THE TASK
In the data below, find every line with the string "that" and pull it out.

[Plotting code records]
---*---
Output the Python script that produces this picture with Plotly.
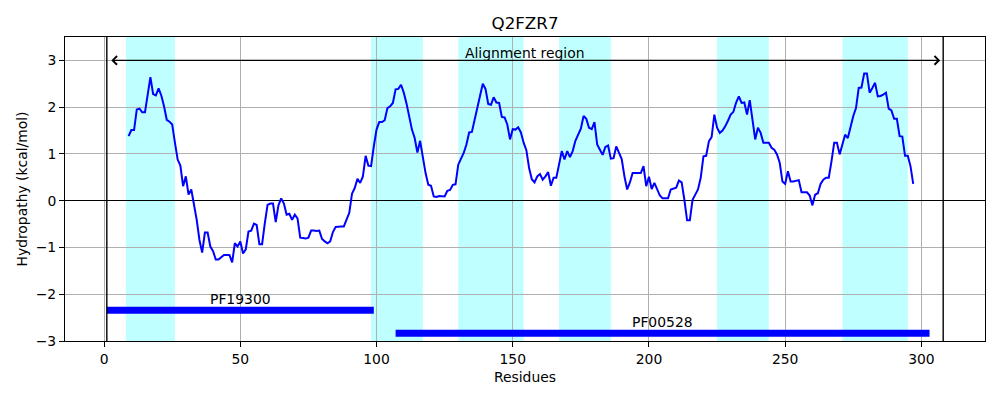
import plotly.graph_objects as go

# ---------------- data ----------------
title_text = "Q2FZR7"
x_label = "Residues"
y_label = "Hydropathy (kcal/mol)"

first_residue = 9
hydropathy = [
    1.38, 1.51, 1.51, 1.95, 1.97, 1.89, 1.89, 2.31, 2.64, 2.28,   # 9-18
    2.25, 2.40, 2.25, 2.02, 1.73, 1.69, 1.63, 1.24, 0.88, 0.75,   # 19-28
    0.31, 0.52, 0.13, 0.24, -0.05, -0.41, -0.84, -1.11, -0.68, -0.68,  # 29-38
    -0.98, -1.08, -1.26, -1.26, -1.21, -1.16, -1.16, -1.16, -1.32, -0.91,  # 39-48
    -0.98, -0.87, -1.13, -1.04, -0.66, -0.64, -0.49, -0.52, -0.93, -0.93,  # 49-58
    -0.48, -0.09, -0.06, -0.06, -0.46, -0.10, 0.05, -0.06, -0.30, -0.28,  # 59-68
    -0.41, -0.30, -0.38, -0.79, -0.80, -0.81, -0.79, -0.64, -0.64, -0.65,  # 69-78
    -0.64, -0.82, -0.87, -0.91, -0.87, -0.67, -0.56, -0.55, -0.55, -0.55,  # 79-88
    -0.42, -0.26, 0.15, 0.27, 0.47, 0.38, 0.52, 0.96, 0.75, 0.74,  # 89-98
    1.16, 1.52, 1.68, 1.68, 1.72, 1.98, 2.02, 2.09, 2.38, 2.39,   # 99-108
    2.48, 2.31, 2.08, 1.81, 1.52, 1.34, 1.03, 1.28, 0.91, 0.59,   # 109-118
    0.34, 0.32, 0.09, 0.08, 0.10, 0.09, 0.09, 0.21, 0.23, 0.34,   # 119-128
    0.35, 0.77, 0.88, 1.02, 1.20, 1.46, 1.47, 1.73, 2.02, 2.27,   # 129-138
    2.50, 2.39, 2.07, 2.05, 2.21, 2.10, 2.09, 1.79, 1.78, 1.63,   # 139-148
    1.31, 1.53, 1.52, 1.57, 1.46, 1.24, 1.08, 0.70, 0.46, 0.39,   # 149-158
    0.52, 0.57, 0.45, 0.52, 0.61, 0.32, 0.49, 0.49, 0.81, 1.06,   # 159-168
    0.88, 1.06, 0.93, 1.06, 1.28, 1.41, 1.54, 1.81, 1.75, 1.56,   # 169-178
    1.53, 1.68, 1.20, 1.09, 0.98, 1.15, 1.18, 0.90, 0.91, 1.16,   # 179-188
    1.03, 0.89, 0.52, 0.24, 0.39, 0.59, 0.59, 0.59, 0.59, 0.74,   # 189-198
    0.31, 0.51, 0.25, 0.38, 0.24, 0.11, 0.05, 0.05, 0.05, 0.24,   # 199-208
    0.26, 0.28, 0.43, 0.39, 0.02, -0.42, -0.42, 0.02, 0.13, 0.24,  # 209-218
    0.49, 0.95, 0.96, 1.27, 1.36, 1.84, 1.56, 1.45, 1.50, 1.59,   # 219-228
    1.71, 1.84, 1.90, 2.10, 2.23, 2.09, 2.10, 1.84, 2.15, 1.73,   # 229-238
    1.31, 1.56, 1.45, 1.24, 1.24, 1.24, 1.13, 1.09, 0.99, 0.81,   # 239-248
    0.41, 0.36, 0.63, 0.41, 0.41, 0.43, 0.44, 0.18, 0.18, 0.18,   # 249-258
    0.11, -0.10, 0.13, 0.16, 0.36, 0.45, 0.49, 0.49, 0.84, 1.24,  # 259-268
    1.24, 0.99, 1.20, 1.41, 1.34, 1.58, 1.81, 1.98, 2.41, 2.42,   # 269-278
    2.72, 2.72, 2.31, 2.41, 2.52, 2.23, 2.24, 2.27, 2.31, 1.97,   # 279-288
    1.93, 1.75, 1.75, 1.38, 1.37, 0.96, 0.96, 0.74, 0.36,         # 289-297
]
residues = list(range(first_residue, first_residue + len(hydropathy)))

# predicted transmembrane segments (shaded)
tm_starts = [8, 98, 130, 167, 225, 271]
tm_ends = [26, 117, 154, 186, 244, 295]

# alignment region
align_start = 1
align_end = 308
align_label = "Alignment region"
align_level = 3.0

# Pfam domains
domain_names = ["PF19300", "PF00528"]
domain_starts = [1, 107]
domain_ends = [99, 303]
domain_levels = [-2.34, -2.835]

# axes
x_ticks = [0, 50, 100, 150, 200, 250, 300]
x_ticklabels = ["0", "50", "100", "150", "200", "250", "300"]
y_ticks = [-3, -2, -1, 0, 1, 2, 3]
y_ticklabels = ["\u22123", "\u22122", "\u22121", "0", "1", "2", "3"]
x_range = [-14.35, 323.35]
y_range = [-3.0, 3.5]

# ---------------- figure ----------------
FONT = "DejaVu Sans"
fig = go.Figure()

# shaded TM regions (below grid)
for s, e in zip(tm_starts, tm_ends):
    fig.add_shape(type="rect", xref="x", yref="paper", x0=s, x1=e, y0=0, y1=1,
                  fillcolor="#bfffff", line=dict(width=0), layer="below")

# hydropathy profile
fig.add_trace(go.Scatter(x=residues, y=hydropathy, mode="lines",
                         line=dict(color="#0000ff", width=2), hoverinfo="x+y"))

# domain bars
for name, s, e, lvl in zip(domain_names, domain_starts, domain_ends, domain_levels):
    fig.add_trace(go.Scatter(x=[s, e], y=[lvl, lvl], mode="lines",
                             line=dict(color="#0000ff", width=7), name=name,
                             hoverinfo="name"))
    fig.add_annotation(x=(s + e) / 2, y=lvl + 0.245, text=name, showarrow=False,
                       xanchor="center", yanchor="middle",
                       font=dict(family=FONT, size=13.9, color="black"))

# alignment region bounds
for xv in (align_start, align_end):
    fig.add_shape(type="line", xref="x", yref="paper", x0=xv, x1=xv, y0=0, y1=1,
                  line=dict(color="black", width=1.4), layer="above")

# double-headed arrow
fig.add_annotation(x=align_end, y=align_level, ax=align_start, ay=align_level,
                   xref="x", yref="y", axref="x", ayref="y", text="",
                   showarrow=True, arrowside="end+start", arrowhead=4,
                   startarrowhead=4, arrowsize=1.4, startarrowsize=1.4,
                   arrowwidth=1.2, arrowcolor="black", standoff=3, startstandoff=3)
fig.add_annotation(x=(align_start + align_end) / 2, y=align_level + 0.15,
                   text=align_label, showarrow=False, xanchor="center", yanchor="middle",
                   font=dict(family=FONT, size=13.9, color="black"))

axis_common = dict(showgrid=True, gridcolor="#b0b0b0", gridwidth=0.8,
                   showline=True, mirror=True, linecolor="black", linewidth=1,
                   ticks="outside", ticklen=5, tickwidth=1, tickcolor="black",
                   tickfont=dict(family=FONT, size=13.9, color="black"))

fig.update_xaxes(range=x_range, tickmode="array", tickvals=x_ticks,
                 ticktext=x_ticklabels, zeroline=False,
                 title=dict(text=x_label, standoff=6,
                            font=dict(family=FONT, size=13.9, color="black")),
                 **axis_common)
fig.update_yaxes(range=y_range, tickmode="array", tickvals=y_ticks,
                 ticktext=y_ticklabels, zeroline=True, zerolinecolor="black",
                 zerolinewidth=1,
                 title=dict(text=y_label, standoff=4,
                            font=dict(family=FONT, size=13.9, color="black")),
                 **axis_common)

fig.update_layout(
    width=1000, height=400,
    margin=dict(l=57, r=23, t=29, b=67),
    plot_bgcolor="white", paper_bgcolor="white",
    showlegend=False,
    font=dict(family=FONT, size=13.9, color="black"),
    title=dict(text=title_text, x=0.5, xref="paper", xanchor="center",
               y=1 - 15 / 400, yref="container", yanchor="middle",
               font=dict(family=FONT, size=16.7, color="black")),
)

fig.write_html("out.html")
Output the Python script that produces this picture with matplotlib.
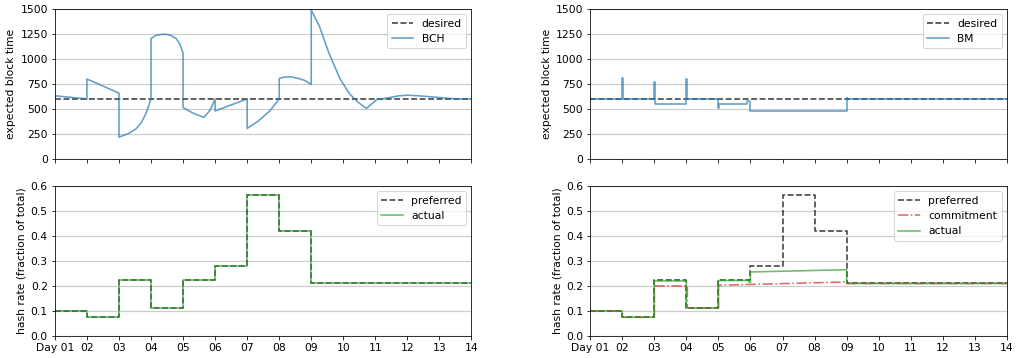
---*---
SOLUTION TO THIS TASK
Output the Python script that produces this picture with Plotly.
Output the Python script that produces this picture with matplotlib.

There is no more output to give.